A note on why I don't list my pronouns
I grew up nonbinary, asked if I was a boy or girl every day, til I was 12.
I had to fight to be genderless, to be myself.
I support wholeheartedly the practice to share and lead with pronouns in order for people to be seen and identified for who they are.
But for me, putting my pronoun first, whether she, he or them, keeps me locked into feeling like my gender identity defines me, as opposed to feeling like it fits me.

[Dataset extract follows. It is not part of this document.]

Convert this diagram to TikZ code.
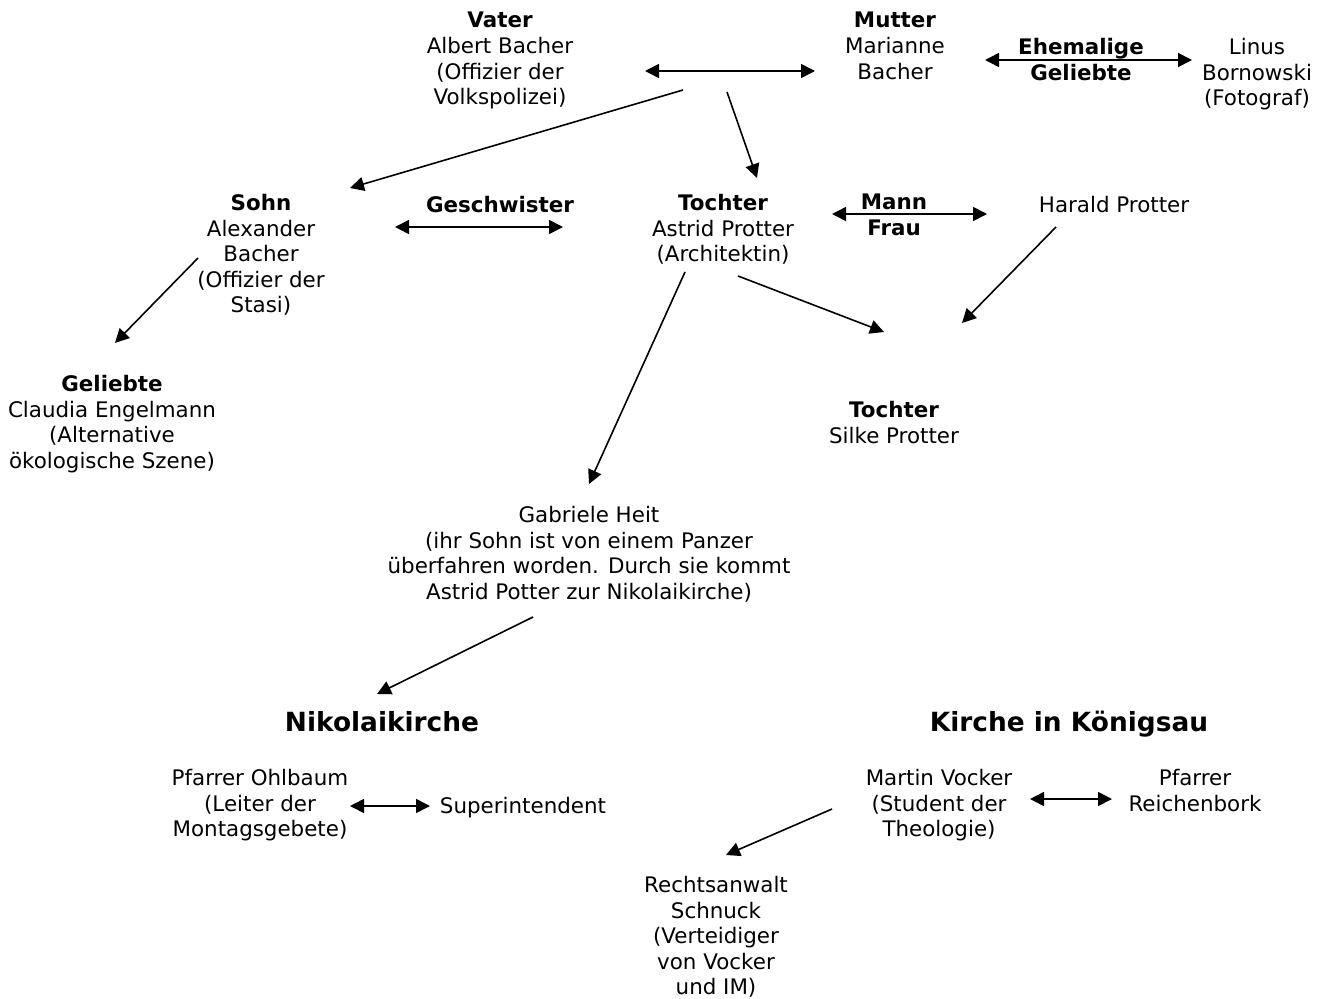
\documentclass[tikz,border=0pt]{standalone}
\usepackage{fontspec}
\setmainfont{DejaVu Sans}
\usetikzlibrary{arrows.meta}
\begin{document}
\begin{tikzpicture}[x=1pt,y=-1pt,
  txt/.style={align=center, inner sep=0pt, anchor=north,
    font=\fontsize{21.4}{25.6}\selectfont,
    execute at begin node=\strut, execute at end node=\strut},
  head/.style={inner sep=0pt, anchor=base, font=\fontsize{26.4}{30}\selectfont\bfseries},
  arr/.style={line width=1.6pt, -{Triangle[length=14pt,width=14pt]}},
  darr/.style={line width=1.6pt, {Triangle[length=14pt,width=14pt]}-{Triangle[length=14pt,width=14pt]}}]
\useasboundingbox (0,0) rectangle (1324,998);
% text blocks
\node[txt] (vater) at (500,12) {\textbf{Vater}\\Albert Bacher\\(Offizier der\\Volkspolizei)};
\node[txt] (mutter) at (895,12) {\textbf{Mutter}\\Marianne\\Bacher};
\node[txt] (ehem) at (1081,38) {\textbf{Ehemalige}\\\textbf{Geliebte}};
\node[txt] (linus) at (1257,38) {Linus\\Bornowski\\(Fotograf)};
\node[txt] (sohn) at (261,194) {\textbf{Sohn}\\Alexander\\Bacher\\(Offizier der\\Stasi)};
\node[txt] (gesch) at (500,194) {\textbf{Geschwister}};
\node[txt] (tochter) at (723,194) {\textbf{Tochter}\\Astrid Protter\\(Architektin)};
\node[txt] (mann) at (894,194) {\textbf{Mann}\\\textbf{Frau}};
\node[txt] (harald) at (1114,194) {Harald Protter};
\node[txt] (geliebte) at (112,375) {\textbf{Geliebte}\\Claudia Engelmann\\(Alternative\\ökologische Szene)};
\node[txt] (silke) at (894,401) {\textbf{Tochter}\\Silke Protter};
\node[txt] (gabriele) at (589,506) {Gabriele Heit\\(ihr Sohn ist von einem Panzer\\überfahren worden. Durch sie kommt\\Astrid Potter zur Nikolaikirche)};
\node[head] (niko) at (382,731.5) {Nikolaikirche};
\node[head] (koenig) at (1069,731.5) {Kirche in Königsau};
\node[txt] (ohlbaum) at (260,769) {Pfarrer Ohlbaum\\(Leiter der\\Montagsgebete)};
\node[txt] (super) at (523,795) {Superintendent};
\node[txt] (vocker) at (939,769) {Martin Vocker\\(Student der\\Theologie)};
\node[txt] (reichen) at (1195,769) {Pfarrer\\Reichenbork};
\node[txt] (schnuck) at (716,876) {Rechtsanwalt\\Schnuck\\(Verteidiger\\von Vocker\\und IM)};
% connector ends
\coordinate (vmA) at (645,71);  \coordinate (vmB) at (815,71);
\coordinate (elA) at (985,60);  \coordinate (elB) at (1192,60);
\coordinate (vsA) at (683,90);  \coordinate (vsB) at (350,188);
\coordinate (vtA) at (727,92);  \coordinate (vtB) at (757,178);
\coordinate (gsA) at (395,227); \coordinate (gsB) at (563,227);
\coordinate (mfA) at (832,214); \coordinate (mfB) at (987,214);
\coordinate (hsA) at (1056,227);\coordinate (hsB) at (962,323);
\coordinate (tsA) at (738,276); \coordinate (tsB) at (884,332);
\coordinate (tgA) at (685,272); \coordinate (tgB) at (589,484);
\coordinate (sgA) at (198,258); \coordinate (sgB) at (115,343);
\coordinate (gnA) at (533,617); \coordinate (gnB) at (377,694);
\coordinate (osA) at (350,806); \coordinate (osB) at (430,806);
\coordinate (vrA) at (1030,799);\coordinate (vrB) at (1112,799);
\coordinate (vcA) at (832,809); \coordinate (vcB) at (726,855);
% connectors
\draw[darr] (vmA) -- (vmB);
\draw[darr] (elA) -- (elB);
\draw[arr] (vsA) -- (vsB);
\draw[arr] (vtA) -- (vtB);
\draw[darr] (gsA) -- (gsB);
\draw[darr] (mfA) -- (mfB);
\draw[arr] (hsA) -- (hsB);
\draw[arr] (tsA) -- (tsB);
\draw[arr] (tgA) -- (tgB);
\draw[arr] (sgA) -- (sgB);
\draw[arr] (gnA) -- (gnB);
\draw[darr] (osA) -- (osB);
\draw[darr] (vrA) -- (vrB);
\draw[arr] (vcA) -- (vcB);
\end{tikzpicture}
\end{document}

I fought for years to just be Dhira. While my pronouns have always been she/her, that doesn’t mean as much about how and who I am as the mole on my cheek, the twitch in my eye, the way I use my hand more than words. That doesn’t make me feel more safe than being able to meet you first and have you draw in the details later. That may seem like a privilege, but I assure you it hasn’t always been that way. Keeping people in the mystery has sometimes been the most authentic way for me to keep being myself. Perhaps this is because of sexism, but unfortunately, that's something that's still very much alive.
I do not wish my choice to put anyone else at unease. It's a strange feeling that such important progress for so many could feel like the opposite for me personally.
I don’t purport for this to be true for anyone else…I don’t mention this to be a better way. It’s just being honest to how it feels to be in my lived body experience, every day. I take seriously people’s pronouns and do not make excuses for institutions and people to not be able to do the work to adapt to the ask.
Yet if we are going to embrace nonbinary thinking and identities, I believe we have to keep even our nonbinary options from falling into this or that, right or wrong. For that, I’m exercising my right to not lead with my pronouns, first.
I welcome the dialogue and disagreements that it may bring.
Thank you for taking the time to lean in and read this.